§ **Direction**: Reproduce nothing except the lines between the line with "Rebuild this chart" and the line with "plt.rcParams['font.family'] = ['Liberation", both ends included, and please leave out pictures.

§ **Supplied data**:
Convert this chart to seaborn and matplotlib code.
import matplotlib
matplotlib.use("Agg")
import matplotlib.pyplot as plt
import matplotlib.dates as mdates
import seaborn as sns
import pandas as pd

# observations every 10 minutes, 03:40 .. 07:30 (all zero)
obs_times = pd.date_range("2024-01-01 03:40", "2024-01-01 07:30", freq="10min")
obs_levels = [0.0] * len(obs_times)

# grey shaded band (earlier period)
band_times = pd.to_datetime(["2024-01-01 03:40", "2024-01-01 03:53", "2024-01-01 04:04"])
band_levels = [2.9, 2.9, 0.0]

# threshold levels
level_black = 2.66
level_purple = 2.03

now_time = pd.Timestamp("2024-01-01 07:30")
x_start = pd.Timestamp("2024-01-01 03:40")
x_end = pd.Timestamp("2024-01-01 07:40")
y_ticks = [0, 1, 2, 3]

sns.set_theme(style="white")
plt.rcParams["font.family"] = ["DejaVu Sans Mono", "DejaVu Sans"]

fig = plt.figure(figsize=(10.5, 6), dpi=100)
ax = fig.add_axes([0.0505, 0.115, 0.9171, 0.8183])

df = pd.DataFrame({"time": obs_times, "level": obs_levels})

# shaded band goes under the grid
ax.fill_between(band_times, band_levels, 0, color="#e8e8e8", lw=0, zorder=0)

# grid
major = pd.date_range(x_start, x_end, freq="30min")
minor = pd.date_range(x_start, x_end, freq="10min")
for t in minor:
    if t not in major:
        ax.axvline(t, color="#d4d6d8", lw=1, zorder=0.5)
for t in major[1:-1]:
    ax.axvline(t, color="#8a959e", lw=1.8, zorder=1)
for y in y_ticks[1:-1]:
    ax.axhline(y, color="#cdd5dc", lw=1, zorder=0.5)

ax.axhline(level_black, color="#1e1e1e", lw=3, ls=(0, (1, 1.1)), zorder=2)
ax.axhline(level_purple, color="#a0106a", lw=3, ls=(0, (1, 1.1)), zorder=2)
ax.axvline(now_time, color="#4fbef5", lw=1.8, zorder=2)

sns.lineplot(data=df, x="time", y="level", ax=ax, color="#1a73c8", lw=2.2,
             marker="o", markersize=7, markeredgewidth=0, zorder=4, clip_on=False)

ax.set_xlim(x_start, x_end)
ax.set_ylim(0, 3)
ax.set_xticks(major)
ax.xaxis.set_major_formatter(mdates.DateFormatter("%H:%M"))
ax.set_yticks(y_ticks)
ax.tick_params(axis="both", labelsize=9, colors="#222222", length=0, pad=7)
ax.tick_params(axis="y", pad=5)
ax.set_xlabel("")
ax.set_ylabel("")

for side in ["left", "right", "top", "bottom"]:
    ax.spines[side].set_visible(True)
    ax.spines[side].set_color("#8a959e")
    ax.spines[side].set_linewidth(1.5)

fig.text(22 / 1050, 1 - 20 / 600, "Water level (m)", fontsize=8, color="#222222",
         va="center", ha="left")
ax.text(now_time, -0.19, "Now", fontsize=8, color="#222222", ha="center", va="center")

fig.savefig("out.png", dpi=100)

...

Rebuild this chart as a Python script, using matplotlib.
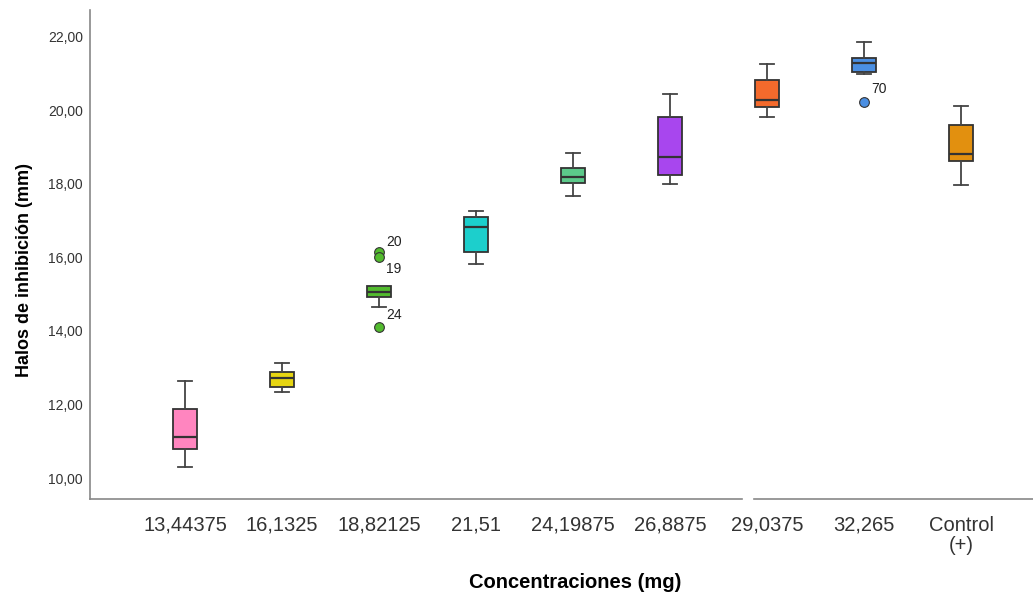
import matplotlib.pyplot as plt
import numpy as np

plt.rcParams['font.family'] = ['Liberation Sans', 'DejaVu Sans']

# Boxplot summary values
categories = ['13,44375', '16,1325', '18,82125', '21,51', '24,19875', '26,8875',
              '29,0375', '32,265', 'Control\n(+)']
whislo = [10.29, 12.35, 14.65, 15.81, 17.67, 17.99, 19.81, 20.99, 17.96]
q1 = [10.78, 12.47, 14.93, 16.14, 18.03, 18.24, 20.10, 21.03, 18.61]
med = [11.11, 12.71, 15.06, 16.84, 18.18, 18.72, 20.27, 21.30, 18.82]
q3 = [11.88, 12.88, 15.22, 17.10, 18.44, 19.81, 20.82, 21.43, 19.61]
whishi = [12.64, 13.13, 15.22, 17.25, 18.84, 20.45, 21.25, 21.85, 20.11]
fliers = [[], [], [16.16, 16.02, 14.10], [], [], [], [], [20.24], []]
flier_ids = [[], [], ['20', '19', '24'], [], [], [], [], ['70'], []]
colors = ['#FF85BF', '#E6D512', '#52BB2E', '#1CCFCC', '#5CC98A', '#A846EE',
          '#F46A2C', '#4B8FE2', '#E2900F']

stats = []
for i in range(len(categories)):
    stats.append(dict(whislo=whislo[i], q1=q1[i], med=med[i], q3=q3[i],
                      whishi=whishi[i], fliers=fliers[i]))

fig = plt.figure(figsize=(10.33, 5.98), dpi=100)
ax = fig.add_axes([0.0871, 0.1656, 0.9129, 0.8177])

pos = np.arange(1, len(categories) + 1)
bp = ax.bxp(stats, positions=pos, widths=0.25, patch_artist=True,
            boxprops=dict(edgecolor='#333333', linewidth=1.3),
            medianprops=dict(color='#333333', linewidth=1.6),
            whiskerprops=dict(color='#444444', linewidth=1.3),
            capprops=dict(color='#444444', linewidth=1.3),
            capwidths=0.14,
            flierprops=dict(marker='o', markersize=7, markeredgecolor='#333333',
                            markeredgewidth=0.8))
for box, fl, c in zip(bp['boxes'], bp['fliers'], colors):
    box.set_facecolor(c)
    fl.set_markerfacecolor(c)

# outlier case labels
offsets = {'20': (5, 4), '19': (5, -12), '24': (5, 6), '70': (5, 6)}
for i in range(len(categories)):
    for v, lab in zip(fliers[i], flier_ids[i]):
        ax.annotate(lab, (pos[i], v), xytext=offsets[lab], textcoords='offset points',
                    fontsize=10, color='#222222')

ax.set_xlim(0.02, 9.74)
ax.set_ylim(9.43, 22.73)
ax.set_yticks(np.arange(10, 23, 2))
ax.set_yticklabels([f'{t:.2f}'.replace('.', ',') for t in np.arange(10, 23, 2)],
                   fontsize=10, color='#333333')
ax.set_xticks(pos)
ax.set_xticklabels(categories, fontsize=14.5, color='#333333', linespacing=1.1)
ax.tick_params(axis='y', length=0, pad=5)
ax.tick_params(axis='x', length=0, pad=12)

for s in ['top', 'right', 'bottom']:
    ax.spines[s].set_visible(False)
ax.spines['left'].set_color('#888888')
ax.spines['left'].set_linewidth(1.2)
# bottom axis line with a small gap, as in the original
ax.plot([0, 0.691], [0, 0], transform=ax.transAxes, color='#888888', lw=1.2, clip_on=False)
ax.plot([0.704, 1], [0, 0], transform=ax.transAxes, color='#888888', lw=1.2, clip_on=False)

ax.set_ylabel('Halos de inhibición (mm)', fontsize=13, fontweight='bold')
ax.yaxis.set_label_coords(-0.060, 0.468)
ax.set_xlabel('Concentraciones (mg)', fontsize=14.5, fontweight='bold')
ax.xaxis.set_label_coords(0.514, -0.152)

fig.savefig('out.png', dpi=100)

§ **Written solution**:
Rebuild this chart as a Python script, using matplotlib.
import matplotlib.pyplot as plt
import numpy as np

plt.rcParams['font.family'] = ['Liberation Sans', 'DejaVu Sans']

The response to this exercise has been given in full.